Bush tilts to friendlier tone on immigrants
President's rhetoric and policies this week are at odds with many in party.
WASHINGTON
Wading into an issue of perennial controversy, President Bush urged sweeping changes, and signaled an important tonal shift, this week to make America more welcoming toward immigrants.
His plan - which includes splitting the Immigration and Naturalization Service into two parts (one to defend the border, one to provide faster, more courteous service) - is a calculated political risk. More Hispanics - a key voting bloc - might appreciate him and his party. Yet core Republican conservatives could start rebelling.
But more important, Mr. Bush's efforts to ensure that America is, in his words, "a welcoming society" could have major demographic implications that will affect the country far into the future. The US is already welcoming nearly 1 million immigrants a year - a record - and some are beginning to complain that continued high influx will only exacerbate urban sprawl, environmental degradation, energy shortages, and traffic congestion.
America has long had a "love-hate relationship" with immigrants, says Arturo Vargas, executive director of the National Association of Latino Elected and Appointed Officials. "We go through this cycle of loving them during the good times and hating them during the bad times."
Bush's plans include:
* Splitting the INS in two. Proponents argue it would keep the agency from being at cross-purposes with itself - trying to keep immigrants out, yet being a courteous welcomer of new applicants for citizenship. Critics worry the law-enforcement side might overshadow the services side.
* Spending $500 million over five years to help the INS be more "customer" focused, including processing citizenship applications in six months. Current delays can be three to four years.
* He reiterated support for a law that waives a rule that some illegal immigrants return to their home country before applying for residency. Up to 600,000 people could get legal status.
In coming months, Bush also faces a politically tough decision on whether to create a "guest worker" program that puts migrants on the path to citizenship.
In a ceremony on Ellis Island Tuesday, Bush declared, "Immigration is not a problem to be solved. It is a sign of a confident and successful nation."
Bush's proposals come after a decade in which more immigrants arrived in the US than any other time in history - and amid hints of rising anti-immigrant sentiment.
Observers say Bush may be going farther than any recent president since Ronald Reagan in welcoming immigrants. Some disagree with his approach.
"How dense can we get?" asks Dan Stein, head of the Federation for American Immigration Reform, a controversial group that advocates dramatic border tightening. "Policies that make sense when you're trying to settle a frontier or form the core of an industrial-revolution work force, don't necessarily make sense in a post-industrial era."
He points to a 1996 Census Bureau report. If immigration continues at a "medium" pace, it says, US population will be nearly 400 million by 2050. "High" immigration could mean 438 million. With "net-zero" immigration - with the number of immigrants balancing those who leave or die - it could be 320 million.

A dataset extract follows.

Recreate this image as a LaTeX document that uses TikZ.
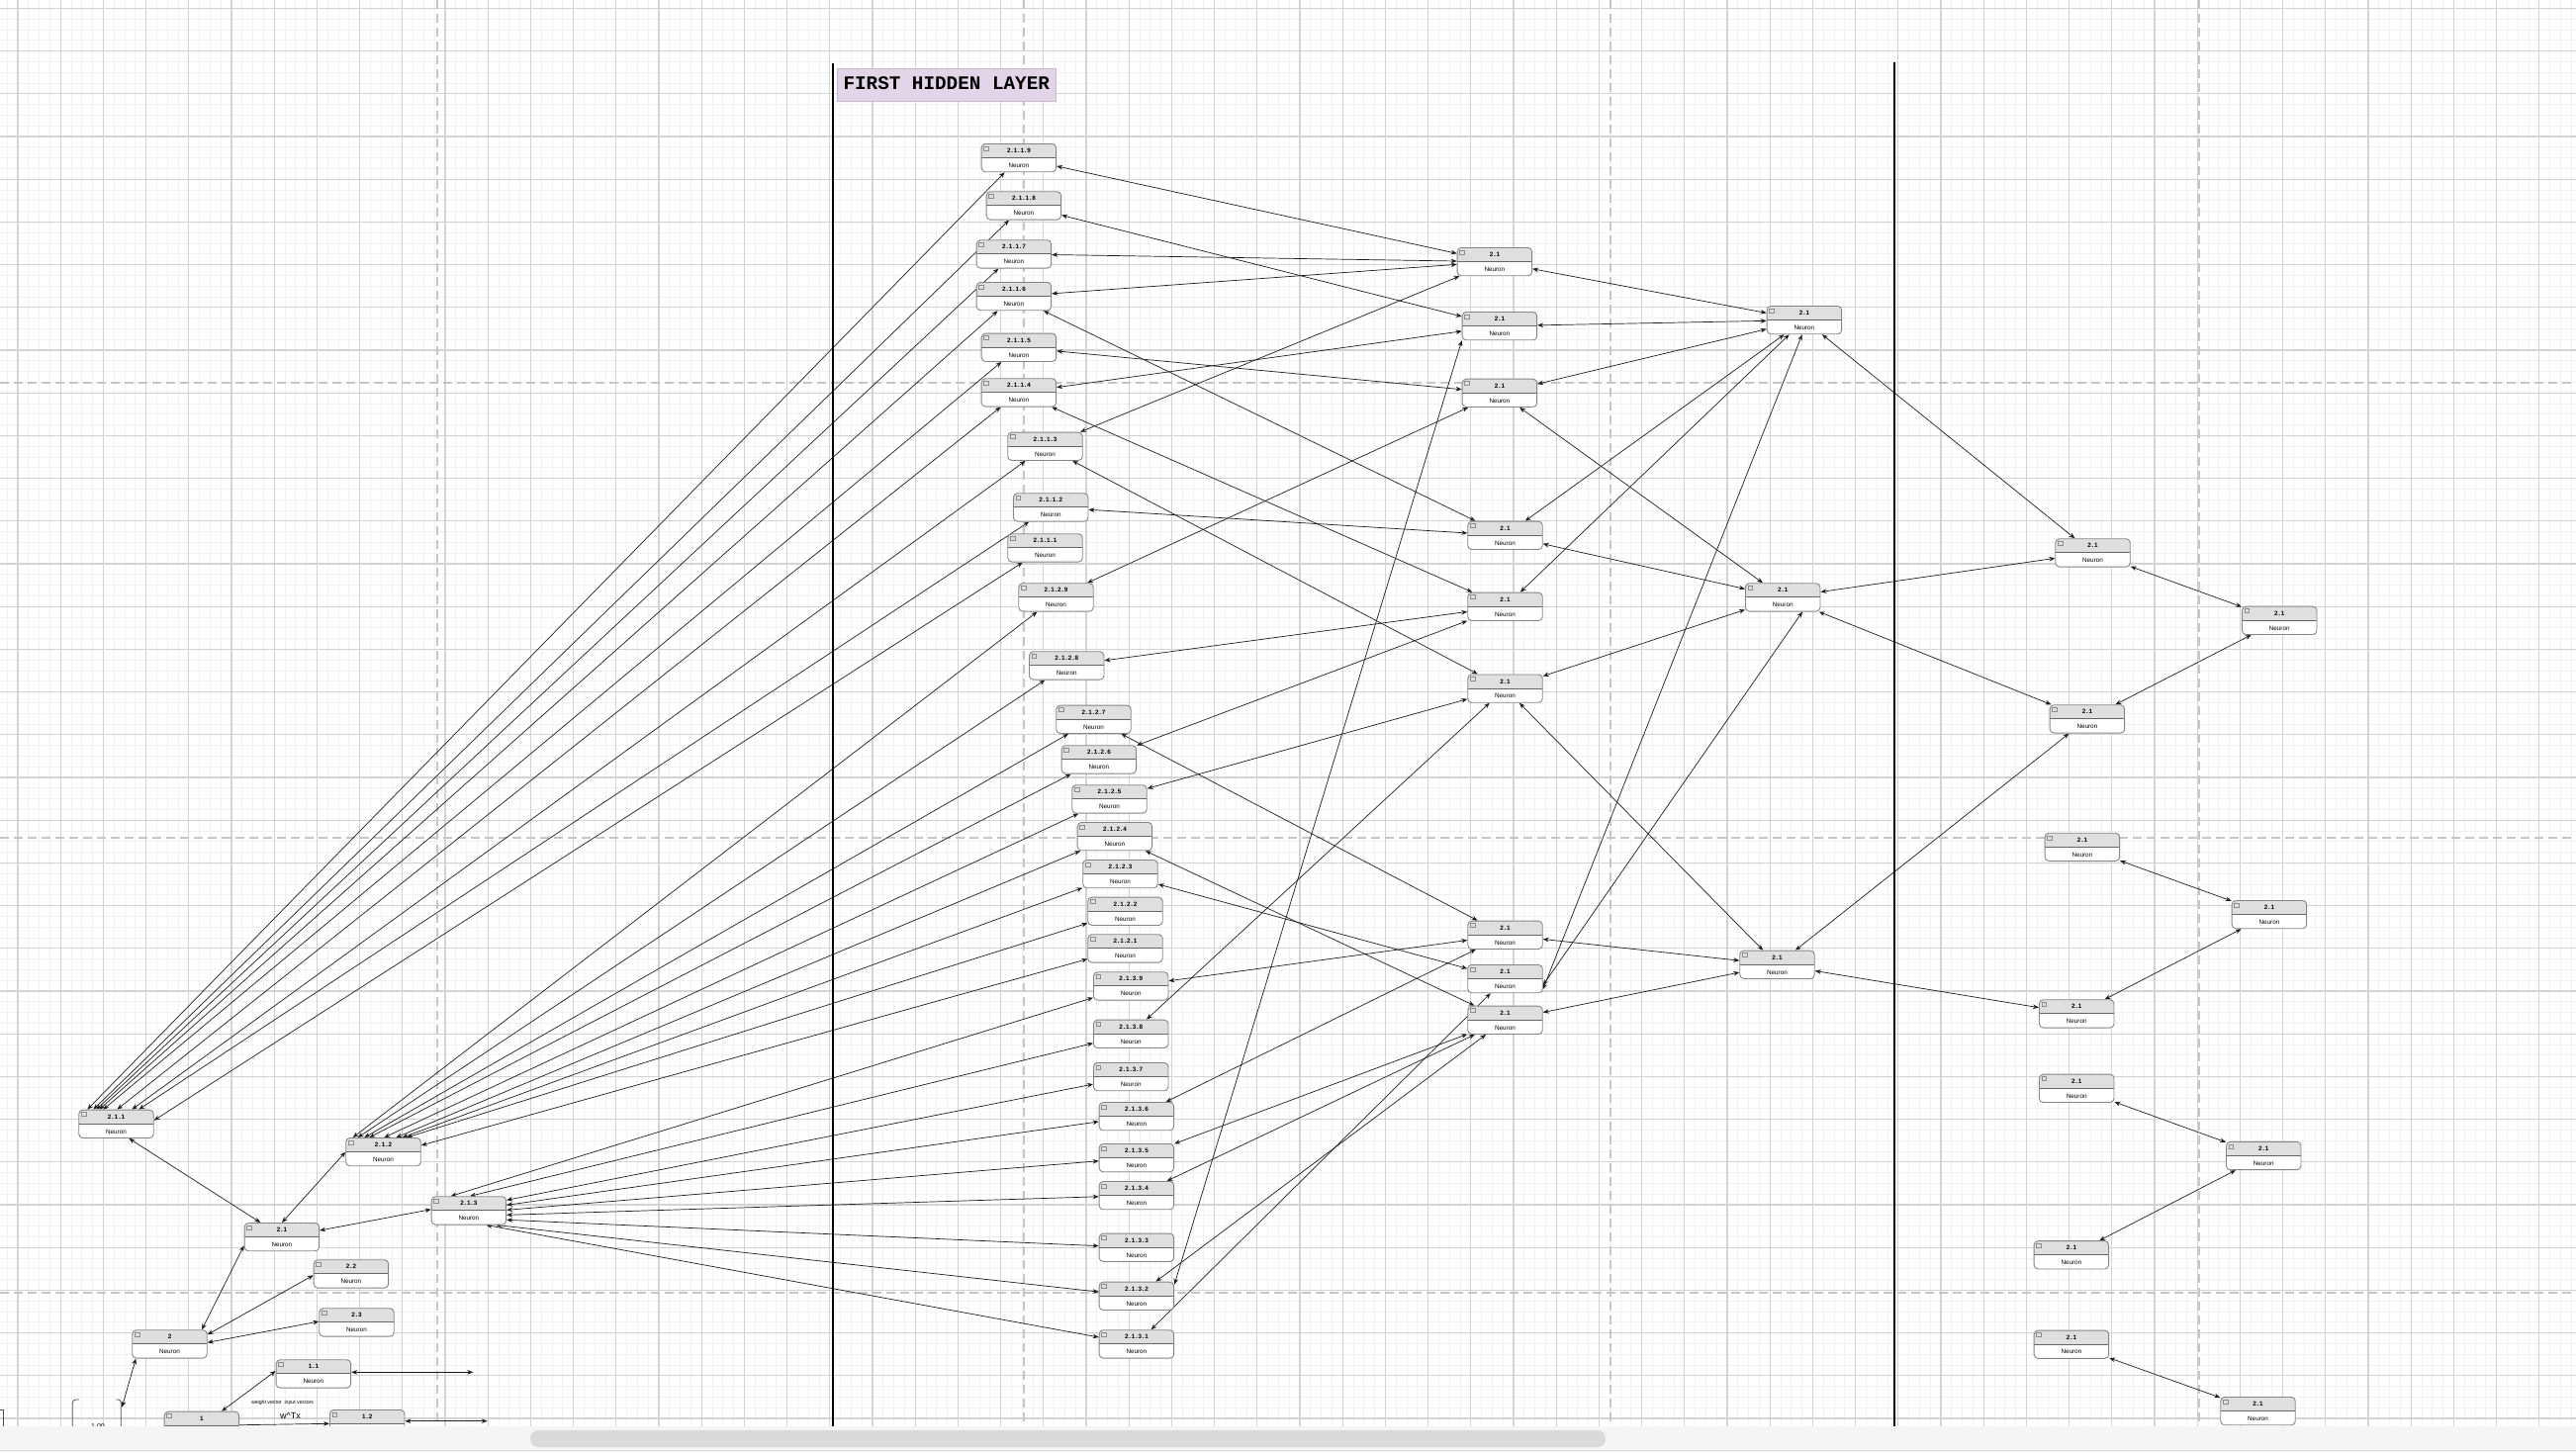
\documentclass[tikz,border=0pt]{standalone}
\usepackage{fontspec}
\setmainfont{Liberation Sans}
\newfontfamily\lblfont[LetterSpace=12]{Liberation Sans}
\newfontfamily\ttlfont{Liberation Mono}
\usetikzlibrary{arrows.meta,calc}
\definecolor{gridmaj}{HTML}{D3D3D3}
\definecolor{gridmin}{HTML}{F1F1F1}
\definecolor{dashc}{HTML}{C6C6C6}
\definecolor{hdr}{HTML}{DFDFDF}
\definecolor{nborder}{HTML}{858585}
\definecolor{titlefill}{HTML}{E1D5E7}
\definecolor{titledraw}{HTML}{C8B6D2}
\definecolor{barbg}{HTML}{F5F5F7}
\definecolor{thumbc}{HTML}{DADADA}
\definecolor{edgec}{HTML}{1E1E1E}
\pgfdeclarelayer{bg}\pgfdeclarelayer{edges}\pgfdeclarelayer{top}
\pgfsetlayers{bg,edges,main,top}
\tikzset{
 neuron/.style={anchor=north west, minimum width=75.5pt, minimum height=28.3pt, inner sep=0pt,
   rounded corners=4pt, draw=nborder, line width=0.9pt, fill=white,
   path picture={
     \fill[hdr, sharp corners] (path picture bounding box.north west) rectangle ([yshift=-14pt]path picture bounding box.north east);
     \draw[black!60, line width=0.9pt, sharp corners] ([yshift=-14pt]path picture bounding box.north west) -- ([yshift=-14pt]path picture bounding box.north east);
     \draw[black!45, fill=black!12, line width=0.5pt, sharp corners] ([shift={(2.5pt,-2.5pt)}]path picture bounding box.north west) rectangle ([shift={(7pt,-6.5pt)}]path picture bounding box.north west);
   }},
 hdrtxt/.style={inner sep=0pt, font=\lblfont\bfseries\fontsize{6.3}{7}\selectfont},
 bodytxt/.style={inner sep=0pt, font=\fontsize{6.3}{7}\selectfont},
 link/.style={draw=edgec, line width=0.7pt, {Stealth[length=6pt,width=4.6pt]}-{Stealth[length=6pt,width=4.6pt]}},
 linkone/.style={draw=edgec, line width=0.7pt, -{Stealth[length=6pt,width=4.6pt]}},
 bracketline/.style={draw=black!70, line width=0.8pt},
}
\newcommand\mkneuron[4]{%
  \node[neuron] (#1) at (#2,#3) {};
  \node[hdrtxt] (#1h) at ([yshift=-7.3pt]#1.north) {#4};
  \node[bodytxt] (#1b) at ([yshift=7pt]#1.south) {Neuron};
}
\begin{document}
\begin{tikzpicture}[x=1pt,y=-1pt]
\useasboundingbox (0,0) rectangle (2604,1468);
\begin{pgfonlayer}{bg}
\fill[white] (0,0) rectangle (2604,1468);
\foreach \i in {0,...,240} \draw[gridmin, line width=0.8pt] ({7.2+\i*10.8},0) -- ({7.2+\i*10.8},1468);
\foreach \i in {0,...,135} \draw[gridmin, line width=0.8pt] (0,{\i*10.8-2.5}) -- (2604,{\i*10.8-2.5});
\foreach \i in {0,...,59} \draw[gridmaj, line width=1.2pt] ({18+\i*43.2},0) -- ({18+\i*43.2},1468);
\foreach \i in {0,...,33} \draw[gridmaj, line width=1.2pt] (0,{8.3+\i*43.2}) -- (2604,{8.3+\i*43.2});
\foreach \x in {442,1035,1628,2223} \draw[dashc, line width=2.6pt, dash pattern=on 9pt off 5pt] (\x,0) -- (\x,1468);
\foreach \y in {387,847,1307} \draw[dashc, line width=2.6pt, dash pattern=on 9pt off 5pt] (0,\y) -- (2604,\y);
\end{pgfonlayer}

% layer dividers and title
\draw[black, line width=2.6pt] (842,64) -- (842,1468);
\draw[black, line width=2.6pt] (1915,63) -- (1915,1468);
\node[draw=titledraw, fill=titlefill, line width=1pt, anchor=north west, minimum width=221.6pt, minimum height=33pt, inner sep=0pt] (title) at (845.7,69.3) {};
\node[anchor=base west, inner sep=0pt, font=\ttlfont\bfseries\fontsize{19.3}{20}\selectfont] (titletext) at (852.3,90.7) {FIRST HIDDEN LAYER};

% middle column
\mkneuron{m119}{991.7}{145}{2.1.1.9}
\mkneuron{m118}{996.7}{193.3}{2.1.1.8}
\mkneuron{m117}{986.7}{242.3}{2.1.1.7}
\mkneuron{m116}{986.7}{285}{2.1.1.6}
\mkneuron{m115}{991.7}{336.7}{2.1.1.5}
\mkneuron{m114}{991.7}{382.3}{2.1.1.4}
\mkneuron{m113}{1018.3}{436.7}{2.1.1.3}
\mkneuron{m112}{1024}{498.3}{2.1.1.2}
\mkneuron{m111}{1018.3}{539.3}{2.1.1.1}
\mkneuron{m129}{1029.3}{589.3}{2.1.2.9}
\mkneuron{m128}{1040}{658.3}{2.1.2.8}
\mkneuron{m127}{1067.3}{712.7}{2.1.2.7}
\mkneuron{m126}{1072.7}{753.3}{2.1.2.6}
\mkneuron{m125}{1083.3}{793.3}{2.1.2.5}
\mkneuron{m124}{1088.7}{831}{2.1.2.4}
\mkneuron{m123}{1094.3}{869}{2.1.2.3}
\mkneuron{m122}{1099.3}{906.7}{2.1.2.2}
\mkneuron{m121}{1099.3}{944.3}{2.1.2.1}
\mkneuron{m139}{1105}{982.3}{2.1.3.9}
\mkneuron{m138}{1105}{1030.7}{2.1.3.8}
\mkneuron{m137}{1105}{1074}{2.1.3.7}
\mkneuron{m136}{1110.7}{1114}{2.1.3.6}
\mkneuron{m135}{1110.7}{1156}{2.1.3.5}
\mkneuron{m134}{1110.7}{1194}{2.1.3.4}
\mkneuron{m133}{1110.7}{1246.7}{2.1.3.3}
\mkneuron{m132}{1110.7}{1295.7}{2.1.3.2}
\mkneuron{m131}{1110.7}{1344.3}{2.1.3.1}

% second column
\mkneuron{cA}{1472.7}{250}{2.1}
\mkneuron{cB}{1477.7}{315}{2.1}
\mkneuron{cC}{1477.7}{382.7}{2.1}
\mkneuron{cD}{1483.3}{526.7}{2.1}
\mkneuron{cE}{1483.3}{598.7}{2.1}
\mkneuron{cF}{1483.3}{681.5}{2.1}
\mkneuron{cG}{1483.3}{930.7}{2.1}
\mkneuron{cH}{1483.3}{975}{2.1}
\mkneuron{cI}{1483.3}{1016.7}{2.1}
% third column
\mkneuron{rA}{1785.7}{309}{2.1}
\mkneuron{rB}{1764}{589.3}{2.1}
\mkneuron{rC}{1758.3}{960.7}{2.1}
% right columns
\mkneuron{sA}{2077.3}{544.3}{2.1}
\mkneuron{tA}{2266}{612.7}{2.1}
\mkneuron{sB}{2071.7}{712.3}{2.1}
\mkneuron{sC}{2066.7}{841.8}{2.1}
\mkneuron{tB}{2255.7}{910}{2.1}
\mkneuron{sD}{2061}{1010.3}{2.1}
\mkneuron{sE}{2061}{1085.7}{2.1}
\mkneuron{tC}{2250}{1153.9}{2.1}
\mkneuron{sF}{2055.7}{1254.2}{2.1}
\mkneuron{sG}{2055.7}{1344.6}{2.1}
\mkneuron{tD}{2244.3}{1412}{2.1}
% lower left
\mkneuron{L1}{79.3}{1121.7}{2.1.1}
\mkneuron{L2}{349.3}{1150}{2.1.2}
\mkneuron{L3}{435.7}{1209.3}{2.1.3}
\mkneuron{M1}{246.7}{1236}{2.1}
\mkneuron{P2}{316.7}{1273.3}{2.2}
\mkneuron{P3}{322.3}{1322.3}{2.3}
\mkneuron{N2}{133.3}{1344.3}{2}
\mkneuron{Q1}{278.7}{1374.3}{1.1}
\mkneuron{N1}{165.7}{1426.7}{1}
\mkneuron{Q2}{333}{1425}{1.2}

\coordinate (brk) at (123.3,1422.7);
\coordinate (qaend) at (478.3,1387.3);
\coordinate (qbend) at (492.7,1436.7);
\node[inner sep=0pt, font=\fontsize{5.2}{6}\selectfont] (wvlabel) at (285.5,1418.3) {weight vector\ \ input vectors};
\node[inner sep=0pt, font=\fontsize{9}{10}\selectfont] (wtx) at (293.5,1431.7) {w\textasciicircum Tx};
\node[inner sep=0pt, anchor=north, font=\fontsize{7}{8}\selectfont] (onezero) at (99,1439.5) {1.00};
\draw[bracketline] (80,1415) -- (76.5,1415) to[out=180,in=90] (73.3,1418.5) -- (73.3,1445);
\draw[bracketline] (117.3,1415) -- (119.5,1415) to[out=0,in=90] (122.3,1418) -- (122.3,1445);
\draw[bracketline] (0,1425) -- (3.3,1425) -- (3.3,1445);

\begin{pgfonlayer}{edges}
% L1 fan
\draw[link] ([xshift=9pt]L1.north west) -- (m119);
\draw[link] ([xshift=15pt]L1.north west) -- (m118);
\draw[link] ([xshift=18pt]L1.north west) -- (m117);
\draw[link] ([xshift=21pt]L1.north west) -- (m116);
\draw[link] ([xshift=25pt]L1.north west) -- (m115);
\draw[link] ([xshift=39pt]L1.north west) -- (m114);
\draw[link] ([xshift=54pt]L1.north west) -- (m113);
\draw[link] ([xshift=61pt]L1.north west) -- (m112);
\draw[link] ([yshift=-11pt]L1.north east) -- (m111);
% L2 fan
\draw[link] ([xshift=7.4pt]L2.north west) -- (m129);
\draw[link] ([xshift=12.4pt]L2.north west) -- (m128);
\draw[link] ([xshift=19pt]L2.north west) -- (m127);
\draw[link] ([xshift=24pt]L2.north west) -- (m126);
\draw[link] ([xshift=39pt]L2.north west) -- (m125);
\draw[link] ([xshift=51pt]L2.north west) -- (m124);
\draw[link] ([xshift=57.4pt]L2.north west) -- (m123);
\draw[link] ([xshift=62pt]L2.north west) -- (m122);
\draw[link] ([yshift=-8pt]L2.north east) -- (m121);
% L3 fan
\draw[link] ([xshift=20pt]L3.north west) -- (m139);
\draw[link] ([xshift=39.3pt]L3.north west) -- (m138);
\draw[link] ([yshift=-4pt]L3.north east) -- (m137);
\draw[link] ([yshift=-9pt]L3.north east) -- (m136);
\draw[link] ([yshift=-14pt]L3.north east) -- (m135);
\draw[link] ([yshift=-19pt]L3.north east) -- (m134);
\draw[link] ([yshift=-24pt]L3.north east) -- (m133);
\draw[link] ([xshift=-10.7pt]L3.south east) -- (m132);
\draw[link] ([xshift=-20.7pt]L3.south east) -- (m131);
% middle column to second column
\draw[link] (m119) -- (cA);
\draw[link] (m118) -- (cB);
\draw[link] (m117) -- (cA);
\draw[link] (m116) -- (cA);
\draw[link] (m116) -- (cD);
\draw[link] (m115) -- (cC);
\draw[link] (m114) -- (cB);
\draw[link] (m114) -- (cE);
\draw[link] (m113) -- (cA);
\draw[link] (m113) -- (cF);
\draw[link] (m112) -- (cD);
\draw[link] (m129) -- (cC);
\draw[link] (m128) -- (cE);
\draw[link] (m127) -- (cG);
\draw[link] (m126) -- (cE);
\draw[link] (m125) -- (cF);
\draw[link] (m124) -- (cI);
\draw[link] (m123) -- (cH);
\draw[link] (m139) -- (cG);
\draw[link] (m138) -- (cF);
\draw[link] (m136) -- (cG);
\draw[link] (m135) -- (cI);
\draw[link] (m134) -- (cI);
\draw[link] (m132) -- (cI);
\draw[link] ([yshift=-3pt]m132.north east) -- (cB.south west);
\draw[link] (m131) -- (cH);
% second column to third column
\draw[link] (cA) -- (rA);
\draw[link] (cB) -- (rA);
\draw[link] (cC) -- (rA);
\draw[link] (cD) -- (rA);
\draw[link] (cE) -- (rA);
\draw[link] ([xshift=36pt]rA.south west) -- ([yshift=4pt]cH.south east);
\draw[link] (cC) -- (rB);
\draw[link] (cD) -- (rB);
\draw[link] (cF) -- (rB);
\draw[link] ([xshift=58pt]rB.south west) -- ([yshift=8pt]cH.south east);
\draw[link] (cF) -- (rC);
\draw[link] (cG) -- (rC);
\draw[link] (cI) -- (rC);
% third column to right
\draw[link] (rA) -- (sA);
\draw[link] (rB) -- (sA);
\draw[link] (rB) -- (sB);
\draw[link] (rC) -- (sB);
\draw[link] (rC) -- (sD);
\draw[link] (sA) -- (tA);
\draw[link] (tA) -- (sB);
\draw[link] (sC) -- (tB);
\draw[link] (tB) -- (sD);
\draw[link] (sE) -- (tC);
\draw[link] (tC) -- (sF);
\draw[link] (sG) -- (tD);
% lower left
\draw[link] ([xshift=51pt]L1.south west) -- ([xshift=16.6pt]M1.north west);
\draw[link] (L2.west) -- ([xshift=38.3pt]M1.north west);
\draw[link] ([yshift=-13.4pt]L3.north west) -- ([yshift=-8pt]M1.north east);
\draw[link] ([yshift=-23.3pt]M1.north west) -- ([xshift=70.7pt]N2.north west);
\draw[link] ([yshift=-16pt]P2.north west) -- ([yshift=-5pt]N2.north east);
\draw[link] ([yshift=-13.7pt]P3.north west) -- ([yshift=-13pt]N2.north east);
\draw[link] ([xshift=4pt]N2.south west) -- (brk);
\draw[link] ([xshift=58.3pt]N1.north west) -- ([yshift=-11.7pt]Q1.north west);
\draw[link] ([yshift=-13pt]Q1.north east) -- (qaend);
\draw[link] ([yshift=-11.7pt]Q2.north east) -- (qbend);
\draw[linkone] ([yshift=-14pt]N1.north east) -- ([yshift=-14.3pt]Q2.north west);
\end{pgfonlayer}

\begin{pgfonlayer}{top}
\fill[barbg] (0,1441.7) rectangle (2604,1468);
\draw[black!12, line width=1pt] (0,1466.5) -- (2604,1466.5);
\fill[thumbc, rounded corners=8pt] (536,1446) rectangle (1623,1463);
\end{pgfonlayer}
\end{tikzpicture}
\end{document}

There are inklings of growing public discontent. The percentage of Americans favoring reduced immigration rose slightly - from 38 to 43 percent - between last September and this March, in Gallup polls. In 1993, on the heels of a recession, 65 percent favored a decrease.
But defenders of immigration view skepticism as irrational.
As for the sprawl concerns, "it's not immigrants who are driving SUVs and building McMansions," says Angela Kelley of the National Immigration Forum in Washington. "They're taking the bus and opening businesses." Indeed, three top high-tech firms were started by immigrants - Intel, Sun Microsystems, and Computer Associates.
On a broader level, immigrants give the US "a demographic safety valve," compared to other industrial nations facing long-term worker shortages as their populations age, says Cato Institute scholar Stephen Moore.
And there's evidence that today's immigrants are assimilating as quickly - maybe quicker - than their predecessors: In the early 1900s, about 25 percent of immigrants couldn't speak English. The 1990 US Census found that 8 percent of immigrants said they couldn't speak English.
It's in this environment of skepticism and debate that Bush's planned reforms land.
There is fairly broad consensus on splitting the INS - though supporters differ on details.
The most contentious issue is "guest workers." The administration is debating whether to allow them to eventually become citizens - and hopes to have a decision by the Sept. 5 visit of Mexican President Vicente Fox.
Supporters say "temporary" workers are rarely temporary - often having children and developing roots. Resentments build without the option of citizenship.
But Rep. Lamar Smith (R) of Texas, a key immigration conservative, opposes the option because, he says, it rewards people who've broken the law (those who become guest workers often enter illegally), and will be an incentive for illegal immigration.
Meanwhile, the politics of the issue are complicated - and don't break down along party lines. Pro-business Republicans and pro-minority Democrats support immigration. So-called "nativist" conservatives and some labor unions don't.